Definitely don't want SPOF. Firefox has both soft-fail and hard-fail modes.. for a soft fail it will fallback to traditional port 53 DNS. Its likely that will be the most common deployment - you need it to deal with captive portals and other split horizon issues as well cloud uptime incidents. But there is a hard fail mode if that is suitable for your environment.

and of course defaults matter a lot, but you will be able to select your preferred DoH endpoint (or not use it at all). Firefox wouldn't lock something like that down.
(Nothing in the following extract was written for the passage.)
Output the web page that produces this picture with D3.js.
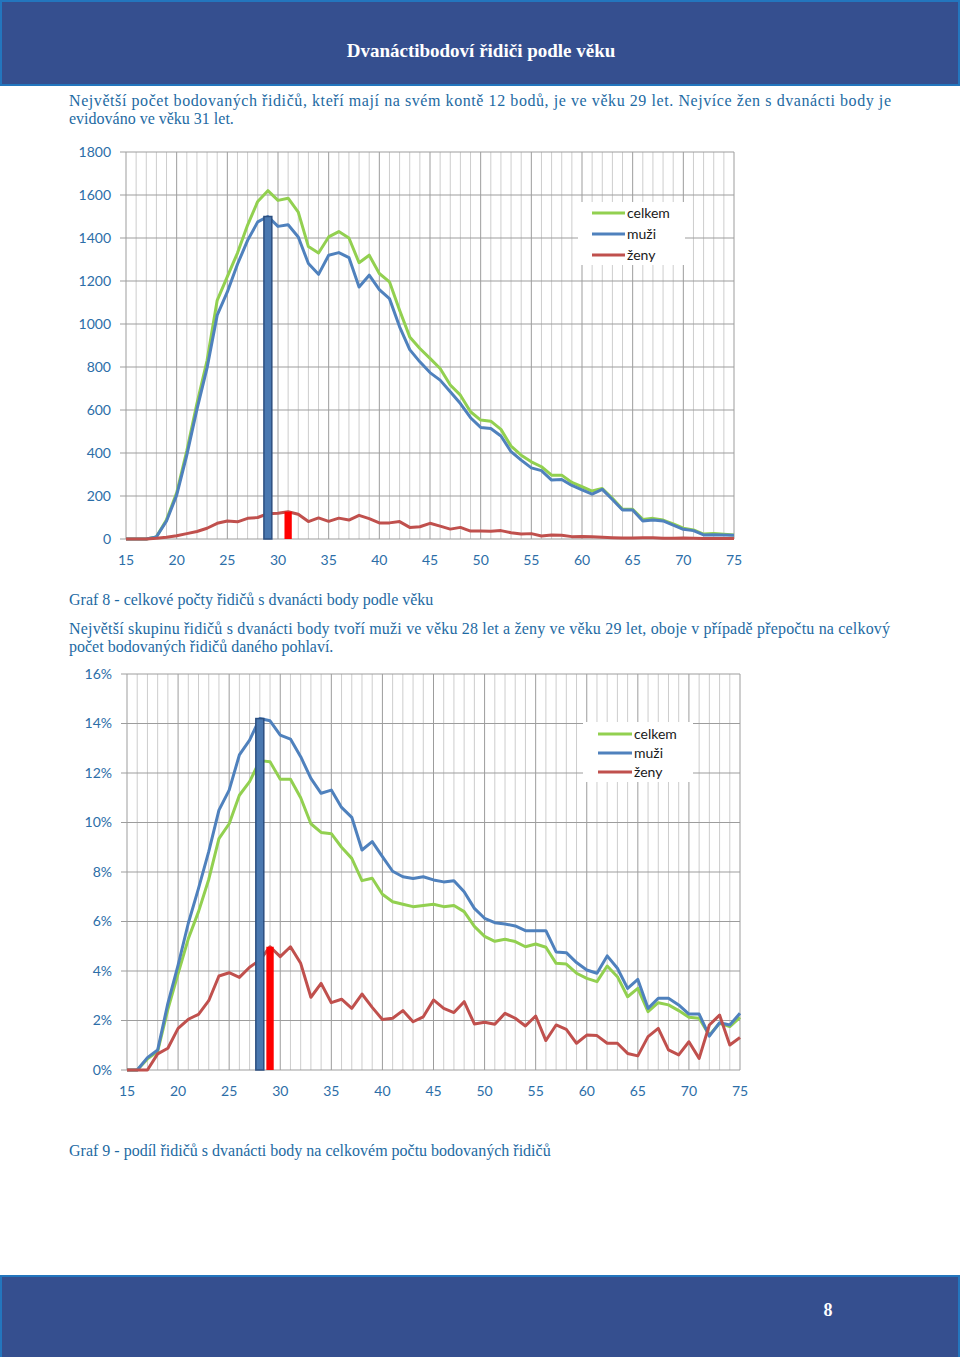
<!DOCTYPE html>
<html><head><meta charset="utf-8">
<script src="https://cdn.jsdelivr.net/npm/d3@7"></script>
<style>body{margin:0;background:#fff}svg{display:block}</style>
</head><body>
<script>
// ---------- DATA ----------
const ages = [15,16,17,18,19,20,21,22,23,24,25,26,27,28,29,30,31,32,33,34,35,36,37,38,39,40,41,42,43,44,45,46,47,48,49,50,51,52,53,54,55,56,57,58,59,60,61,62,63,64,65,66,67,68,69,70,71,72,73,74,75];
const seriesNames = ["celkem","muži","ženy"];

// Graf 8 – counts
const celkem1 = [0,0,0,10,90,215,410,630,830,1110,
  1220,1330,1460,1570,1620,1575,1585,1520,1360,1330,
  1405,1430,1400,1285,1320,1235,1196,1064,940,886,
  840,793,716,669,592,553,548,510,432,390,
  359,336,297,297,263,243,223,235,189,138,
  138,91,96,88,70,50,42,23,26,22,
  19];
const muzi1 = [0,0,0,10,84,204,390,603,796,1041,
  1149,1278,1389,1475,1500,1454,1462,1405,1281,1231,
  1320,1332,1309,1172,1227,1160,1118,987,881,824,
  774,739,685,630,564,519,514,479,406,367,
  331,318,274,277,249,228,209,231,184,135,
  135,84,88,84,65,45,39,19,20,19,
  17];
const zeny1 = [0,0,0,3,8,15,25,35,50,73,
  84,80,96,100,118,120,127,115,81,98,
  82,97,88,110,95,75,75,81,54,57,
  73,60,46,54,37,37,36,39,29,23,
  25,14,19,17,11,12,11,8,6,5,
  5,6,6,3,3,5,3,2,2,2,
  2];

// Graf 9 – shares in %
const celkem2 = [0,0,0.45,0.75,2.45,3.9,5.3,6.4,7.7,9.35,
  9.95,11.1,11.65,12.5,12.45,11.75,11.75,11.0,9.95,9.6,
  9.55,9.0,8.55,7.65,7.75,7.1,6.8,6.7,6.6,6.65,
  6.7,6.6,6.65,6.4,5.8,5.4,5.2,5.28,5.19,4.98,
  5.09,4.96,4.31,4.28,3.91,3.7,3.57,4.2,3.77,2.96,
  3.3,2.36,2.72,2.63,2.4,2.13,2.09,1.41,1.89,1.75,
  2.13];
const muzi2 = [0,0,0.5,0.81,2.69,4.24,5.93,7.34,8.82,10.5,
  11.31,12.73,13.33,14.2,14.11,13.53,13.37,12.66,11.78,11.18,
  11.31,10.61,10.21,8.89,9.23,8.62,8.03,7.81,7.74,7.81,
  7.68,7.6,7.65,7.2,6.53,6.13,5.95,5.9,5.82,5.63,
  5.63,5.63,4.77,4.74,4.34,4.04,3.91,4.61,4.11,3.30,
  3.66,2.49,2.9,2.9,2.63,2.26,2.26,1.37,1.91,1.82,
  2.29];
const zeny2 = [0,0,0,0.65,0.88,1.68,2.05,2.25,2.8,3.8,
  3.93,3.74,4.15,4.44,4.98,4.58,4.98,4.31,2.94,3.5,
  2.72,2.86,2.49,3.07,2.53,2.04,2.09,2.4,1.95,2.15,
  2.83,2.49,2.32,2.76,1.86,1.93,1.85,2.29,2.09,1.78,
  2.18,1.19,1.82,1.64,1.08,1.41,1.39,1.08,1.08,0.67,
  0.57,1.35,1.68,0.81,0.61,1.14,0.47,1.82,2.22,1.01,
  1.31];

// highlighted maxima (bars)
const barAges1 = [29, 31];
const barValues1 = [1500, 127];
const barAges2 = [28, 29];
const barValues2 = [14.2, 4.98];
const barSeries = ["muži","ženy"];

const xTicks = [15,20,25,30,35,40,45,50,55,60,65,70,75];
const yTicks1 = [0,200,400,600,800,1000,1200,1400,1600,1800];
const yTicks2 = [0,2,4,6,8,10,12,14,16];

const titleText = "Dvanáctibodoví řidiči podle věku";
const para1 = ["Největší počet bodovaných řidičů, kteří mají na svém kontě 12 bodů, je ve věku 29 let. Nejvíce žen s dvanácti body je",
               "evidováno ve věku 31 let."];
const caption1 = "Graf 8 - celkové počty řidičů s dvanácti body podle věku";
const para2 = ["Největší skupinu řidičů s dvanácti body tvoří muži ve věku 28 let a ženy ve věku 29 let, oboje v případě přepočtu na celkový",
               "počet bodovaných řidičů daného pohlaví."];
const caption2 = "Graf 9 - podíl řidičů s dvanácti body na celkovém počtu bodovaných řidičů";
const pageNumber = "8";

// ---------- DRAW ----------
const W = 960, H = 1357;
const colors = {"celkem":"#92d050","muži":"#4f81bd","ženy":"#c0504d"};
const barFill = {"muži":"#4a78b0","ženy":"#ff0000"};
const barStroke = {"muži":"#2c4f80","ženy":"none"};
const textBlue = "#1d6aa3";
const axisBlue = "#2c6ea8";

const svg = d3.select("body").append("svg").attr("width", W).attr("height", H);
svg.append("rect").attr("width", W).attr("height", H).attr("fill", "#fff");

// header / footer bands
function band(y, h) {
  svg.append("rect").attr("x", 1).attr("y", y+1).attr("width", W-2).attr("height", h-2)
    .attr("fill", "#354f8f").attr("stroke", "#2376be").attr("stroke-width", 2);
}
band(0, 86);
band(1275, 84);
svg.append("text").attr("x", 481).attr("y", 57).attr("text-anchor", "middle")
  .attr("font-family", "Liberation Serif").attr("font-weight", "bold").attr("font-size", 19)
  .attr("fill", "#fff").text(titleText);
svg.append("text").attr("x", 828).attr("y", 1316).attr("text-anchor", "middle")
  .attr("font-family", "Liberation Serif").attr("font-weight", "bold").attr("font-size", 18)
  .attr("fill", "#fff").text(pageNumber);

function textLine(str, x, y, justifyWidth) {
  const t = svg.append("text").attr("x", x).attr("y", y)
    .attr("font-family", "Liberation Serif").attr("font-size", 16)
    .attr("fill", textBlue).text(str);
  if (justifyWidth) t.attr("textLength", justifyWidth).attr("lengthAdjust", "spacing");
}
textLine(para1[0], 69, 106, 822);
textLine(para1[1], 69, 124);
textLine(caption1, 69, 605);
textLine(para2[0], 69, 634, 821);
textLine(para2[1], 69, 652);
textLine(caption2, 69, 1156);

function chart(opts) {
  const {x0, x1, yTop, yBot, yMax, yTicks, fmt, lines, barAges, barValues, legend, labelRight, tickLeft} = opts;
  const x = d3.scaleLinear().domain([15, 75]).range([x0, x1]);
  const y = d3.scaleLinear().domain([0, yMax]).range([yBot, yTop]);
  const g = svg.append("g");
  // minor vertical gridlines (every year)
  g.selectAll(".vminor").data(ages.filter(a => a % 5 !== 0)).join("line")
    .attr("x1", d => x(d)).attr("x2", d => x(d)).attr("y1", yTop).attr("y2", yBot)
    .attr("stroke", "#cdcdcd").attr("stroke-width", 1);
  // major vertical gridlines
  g.selectAll(".vmajor").data(xTicks).join("line")
    .attr("x1", d => x(d)).attr("x2", d => x(d)).attr("y1", yTop).attr("y2", yBot)
    .attr("stroke", "#9d9d9d").attr("stroke-width", 1);
  // horizontal gridlines
  g.selectAll(".h").data(yTicks).join("line")
    .attr("x1", tickLeft).attr("x2", x1).attr("y1", d => y(d)).attr("y2", d => y(d))
    .attr("stroke", "#9d9d9d").attr("stroke-width", 1);
  // y labels
  g.selectAll(".yl").data(yTicks).join("text")
    .attr("x", labelRight).attr("y", d => y(d)).attr("dy", "0.35em").attr("text-anchor", "end")
    .attr("font-family", "Lato").attr("font-size", 14).attr("fill", axisBlue).text(fmt);
  // x labels
  g.selectAll(".xl").data(xTicks).join("text")
    .attr("x", d => x(d)).attr("y", yBot + 21).attr("dy", "0.35em").attr("text-anchor", "middle")
    .attr("font-family", "Lato").attr("font-size", 14).attr("fill", axisBlue).text(d => d);
  // lines
  const line = d3.line().x((d, i) => x(ages[i])).y(d => y(d));
  lines.forEach(([name, vals]) => {
    g.append("path").datum(vals).attr("d", line).attr("fill", "none")
      .attr("stroke", colors[name]).attr("stroke-width", 3).attr("stroke-linejoin", "round");
  });
  // bars
  const step = x(16) - x(15);
  barAges.forEach((a, i) => {
    const s = barSeries[i];
    const bw = s === "muži" ? step * 0.78 : step * 0.72;
    g.append("rect").attr("x", x(a) - bw / 2).attr("width", bw)
      .attr("y", y(barValues[i])).attr("height", y(0) - y(barValues[i]))
      .attr("fill", barFill[s]).attr("stroke", barStroke[s]).attr("stroke-width", 1.5);
  });
  // legend
  const L = legend;
  g.append("rect").attr("x", L.x).attr("y", L.y).attr("width", L.w).attr("height", L.h).attr("fill", "#fff");
  seriesNames.forEach((n, i) => {
    const ly = L.rowY + i * L.rowH;
    g.append("line").attr("x1", L.lx0).attr("x2", L.lx1).attr("y1", ly).attr("y2", ly)
      .attr("stroke", colors[n]).attr("stroke-width", 3);
    g.append("text").attr("x", L.lx1 + 2).attr("y", ly).attr("dy", "0.35em")
      .attr("font-family", "Lato").attr("font-size", 14).attr("fill", "#1a1a1a").text(n);
  });
}

chart({
  x0: 126, x1: 734, yTop: 152, yBot: 539, yMax: 1800, yTicks: yTicks1, fmt: d => d,
  lines: [["celkem", celkem1], ["muži", muzi1], ["ženy", zeny1]],
  barAges: barAges1, barValues: barValues1,
  legend: {x: 578, y: 202, w: 107, h: 63, rowY: 213, rowH: 21, lx0: 592, lx1: 625},
  labelRight: 111, tickLeft: 120
});
chart({
  x0: 127, x1: 740, yTop: 674, yBot: 1070, yMax: 16, yTicks: yTicks2, fmt: d => d + "%",
  lines: [["celkem", celkem2], ["muži", muzi2], ["ženy", zeny2]],
  barAges: barAges2, barValues: barValues2,
  legend: {x: 583, y: 722, w: 110, h: 60, rowY: 734, rowH: 19, lx0: 598, lx1: 632},
  labelRight: 112, tickLeft: 121
});
</script>
</body></html>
The article clearly states a desire to ship more providers as soon as more providers exist. If you know of any other providers who meet the declared privacy choices (e.g. deleted after 24 hours) and protocol choices (e.g. DoH, TRR, QNAME min), please do let us know!
In fact, it already happened between this Mozilla announcement and now: https://www.cloudflarestatus.com/incidents/2mz3wly2g7dy

I think encrypting DNS transport is as important as the next guy (though DoH is bad), but am super unhappy about Mozilla apparently signing on with Cloudflare's ongoing fairly successful attempts to centralize the internet. Sure, they say they'll delete your data "within 24 hours" (they shouldn't be keeping it at all), but pretty soon they'll get a Nat'l Security Letter like everyone else does.

Which begs the question, do they have a canary page?

In any case, it would be unreasonable to require logging for more than that... even a week would be too much data for many ISPs. Also, they have to have some logging to be able to even try and troubleshoot a problem.

There is no need for cloudflare to be a single point of failure. Any ISP that is capable of operating a high availability bind9 cluster has sysadmins with the knowledge to implement DNS over TLS and DNS over https. The software is all either gpl, bsd, lgpl or Apache licensed.